What the Study Showed

Epidemiological evidence and a review of three clinical studies done in the 1990s indicate that a vegetarian diet free of animal products (known as a vegan diet) reduces a person’s risk of developing Parkinson’s disease. This finding is not presented as a conclusive summary of research data, but as a hypothesis that bears further exploration. It appears in a 2001 issue of the journal Medical Hypotheses.

How It Was Done

The three case-control studies that were reviewed point to a clear association between dietary habits and a risk for developing Parkinson’s disease. Two of the three studies implicate animal Fat as the most significant risk factor.

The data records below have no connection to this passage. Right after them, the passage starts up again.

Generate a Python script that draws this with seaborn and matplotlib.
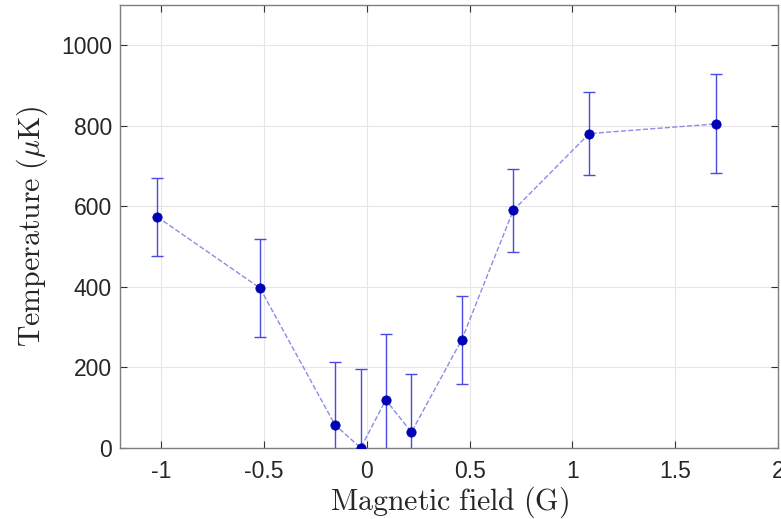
import seaborn as sns
import matplotlib.pyplot as plt
import matplotlib.ticker as mticker
import pandas as pd

# data
field = [-1.02, -0.52, -0.155, -0.03, 0.092, 0.217, 0.462, 0.712, 1.082, 1.698]
temperature = [574, 397, 57, 0, 119, 39, 269, 590, 781, 805]
temp_err = [96, 122, 156, 195, 163, 145, 109, 103, 104, 123]

df = pd.DataFrame({"field": field, "temp": temperature, "err": temp_err})

sns.set_style("whitegrid")
plt.rcParams['font.family'] = ['Liberation Sans', 'DejaVu Sans']
plt.rcParams['mathtext.fontset'] = 'cm'
plt.rcParams['axes.unicode_minus'] = False

fig = plt.figure(figsize=(7.81, 5.19), dpi=100)
ax = fig.add_axes([0.154, 0.137, 0.842, 0.853])

ax.errorbar(df["field"], df["temp"], yerr=df["err"], fmt='none',
            ecolor='#4a4ae0', elinewidth=1.0, capsize=4, capthick=1.0, zorder=2)
sns.lineplot(data=df, x="field", y="temp", ax=ax, color='#8c8ce6',
             linestyle='--', linewidth=1.0, zorder=3)
sns.scatterplot(data=df, x="field", y="temp", ax=ax, color='#0000b4',
                s=45, edgecolor='#0000b4', zorder=4)

ax.set_xlim(-1.2, 2)
ax.set_ylim(0, 1100)
ax.set_xticks([-1, -0.5, 0, 0.5, 1, 1.5, 2])
ax.set_yticks([0, 200, 400, 600, 800, 1000])
ax.xaxis.set_major_formatter(mticker.FormatStrFormatter('%g'))

ax.grid(True, color='#e6e6e6', linewidth=0.8)
for s in ax.spines.values():
    s.set_visible(True)
    s.set_color('#7f7f7f')
    s.set_linewidth(1.0)

ax.tick_params(axis='both', which='both', direction='in', length=5, width=0.8,
               color='#333333', labelsize=16.5, labelcolor='#262626',
               top=True, right=True, bottom=True, left=True)
ax.tick_params(axis='x', pad=9)
ax.tick_params(axis='y', pad=6)

ax.set_xlabel(r'$\mathrm{Magnetic\ field\ (G)}$', fontsize=21.5, color='#262626', labelpad=1)
ax.set_ylabel(r'$\mathrm{Temperature\ (}\mu\mathrm{K)}$', fontsize=21.5, color='#262626', labelpad=8)

fig.savefig("out.png", dpi=100)
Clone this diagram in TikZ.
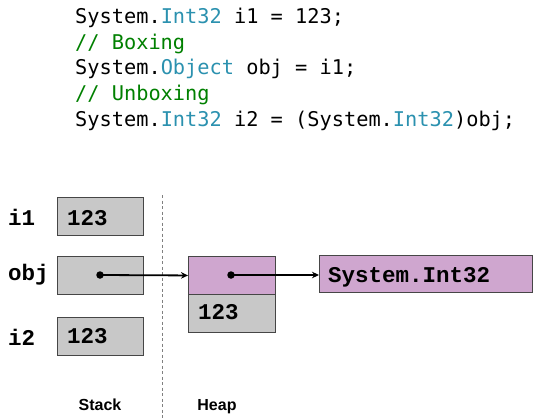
\documentclass[tikz,border=0pt]{standalone}
\usepackage{fontspec}
\setmonofont{DejaVu Sans Mono}
\newfontfamily\codefont{DejaVu Sans Mono}
\newfontfamily\courfont{Liberation Mono}
\newfontfamily\arialfont{Liberation Sans}
\usetikzlibrary{arrows.meta}
\definecolor{cblue}{RGB}{43,145,175}
\definecolor{cgreen}{RGB}{0,128,0}
\definecolor{boxgray}{RGB}{200,200,200}
\definecolor{boxpurple}{RGB}{207,166,207}
\definecolor{edgegray}{RGB}{70,70,70}
\begin{document}
\begin{tikzpicture}[x=1pt,y=-1pt,
  codeline/.style={anchor=base west,inner sep=0pt,font=\codefont\fontsize{20.3}{24}\selectfont},
  cell/.style={draw=edgegray,line width=0.9pt,minimum width=86pt,minimum height=38pt,inner sep=0pt,anchor=north west},
  grayc/.style={cell,fill=boxgray},
  purplec/.style={cell,fill=boxpurple},
  val/.style={anchor=base west,inner sep=0pt,font=\courfont\bfseries\fontsize{22.5}{26}\selectfont},
  lbl/.style={anchor=base west,inner sep=0pt,font=\courfont\bfseries\fontsize{22.5}{26}\selectfont},
  captext/.style={anchor=base,inner sep=0pt,font=\arialfont\bfseries\fontsize{16}{19}\selectfont},
  ptr/.style={line width=1.8pt,-{Stealth[length=7pt,width=6.5pt]}},
  dotmark/.style={circle,fill=black,inner sep=0pt,minimum size=7.5pt}
]
\useasboundingbox (0,0) rectangle (536,420);
% code
\node[codeline] (c1) at (75,24) {System.\textcolor{cblue}{Int32} i1 = 123;};
\node[codeline] (c2) at (75,49.5) {\textcolor{cgreen}{// Boxing}};
\node[codeline] (c3) at (75,75) {System.\textcolor{cblue}{Object} obj = i1;};
\node[codeline] (c4) at (75,100.5) {\textcolor{cgreen}{// Unboxing}};
\node[codeline] (c5) at (75,126) {System.\textcolor{cblue}{Int32} i2 = (System.\textcolor{cblue}{Int32})obj;};
% separator
\coordinate (sepT) at (162,195);
\coordinate (sepB) at (162,420);
\draw[gray,line width=1pt,dash pattern=on 3pt off 2.5pt] (sepT) -- (sepB);
% stack
\node[grayc] (si1) at (57,197) {};
\node[grayc] (sobj) at (57,256) {};
\node[grayc] (si2) at (57,317) {};
\node[lbl] (li1) at (8,225) {i1};
\node[lbl] (lobj) at (8,280) {obj};
\node[lbl] (li2) at (8,345) {i2};
\node[val] (vi1) at (67,225) {123};
\node[val] (vi2) at (67,343) {123};
% heap
\node[purplec,minimum width=87pt] (hp) at (188,256) {};
\node[grayc,minimum width=87pt] (hv) at (188,294) {};
\node[val] (vh) at (198,319) {123};
\node[purplec,minimum width=213pt,minimum height=37pt] (ty) at (319,255) {};
\node[val] (vty) at (328,282) {System.Int32};
% pointers
\node[dotmark] (d1) at (100,275) {};
\node[dotmark] (d2) at (231,275) {};
\draw[ptr] (d1.center) -- (hp.west);
\draw[ptr] (d2.center) -- (d2.center -| ty.west);
% captions
\node[captext] (stk) at (100,410) {Stack};
\node[captext] (hep) at (217,410) {Heap};
\end{tikzpicture}
\end{document}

In contrast, ingestion of vegetable fat showed no increased association with Parkinson's disease.

The author also examined several population surveys from cultures where a quasi-vegan diet is practiced, including regions of Africa, mainland China, and Japan.

Why It's Important

Previous studies have shown that diets high in animal fat or cholesterol are associated with a substantially increased risk for PD. Given this finding, it makes sense to examine the value of a vegan diet in protecting against the disease.

It remains unclear whether animal fat, compounds carried in animal fat, animal Protein, or some integrated action of several components of animal fat are responsible, but a lifelong vegan diet appears to markedly lower the risk of Parkinson's disease. Vegan diets do tend to be lower in protein, and reducing protein is recommended for controlling Parkinson’s disease, because it supports the action of levodopa, a natural compound that dwindles in the presence of the disease. In fact, replacement levodopa (L-dopa) is manufactured in the laboratory as a medication to treat the disorder.

On an epidemiologic level, Parkinson’s disease was rarely observed worldwide until the advent of widespread consumption of high-fat foods in recent decades. The study author notes that the disease is still relatively rare in cultures where a quasi-vegan diet is practiced. For example, in a Chinese study, one of the largest surveys of this type ever undertaken, more than 3 million people in 29 provinces were screened for Parkinson’s disease. The prevalence of the disease was found to be only one-fifth as high as the lowest rates reported in Europe and the Americas.

It is not known whether a vegan diet might also help in the management of early PD, but the author suggests that this hypothesis is also worth investigating. And certainly, if the author is correct, for people with a family history of Parkinson's, a vegan diet might be a lifestyle choice that could make an important difference in protecting against this serious neurologic disorder.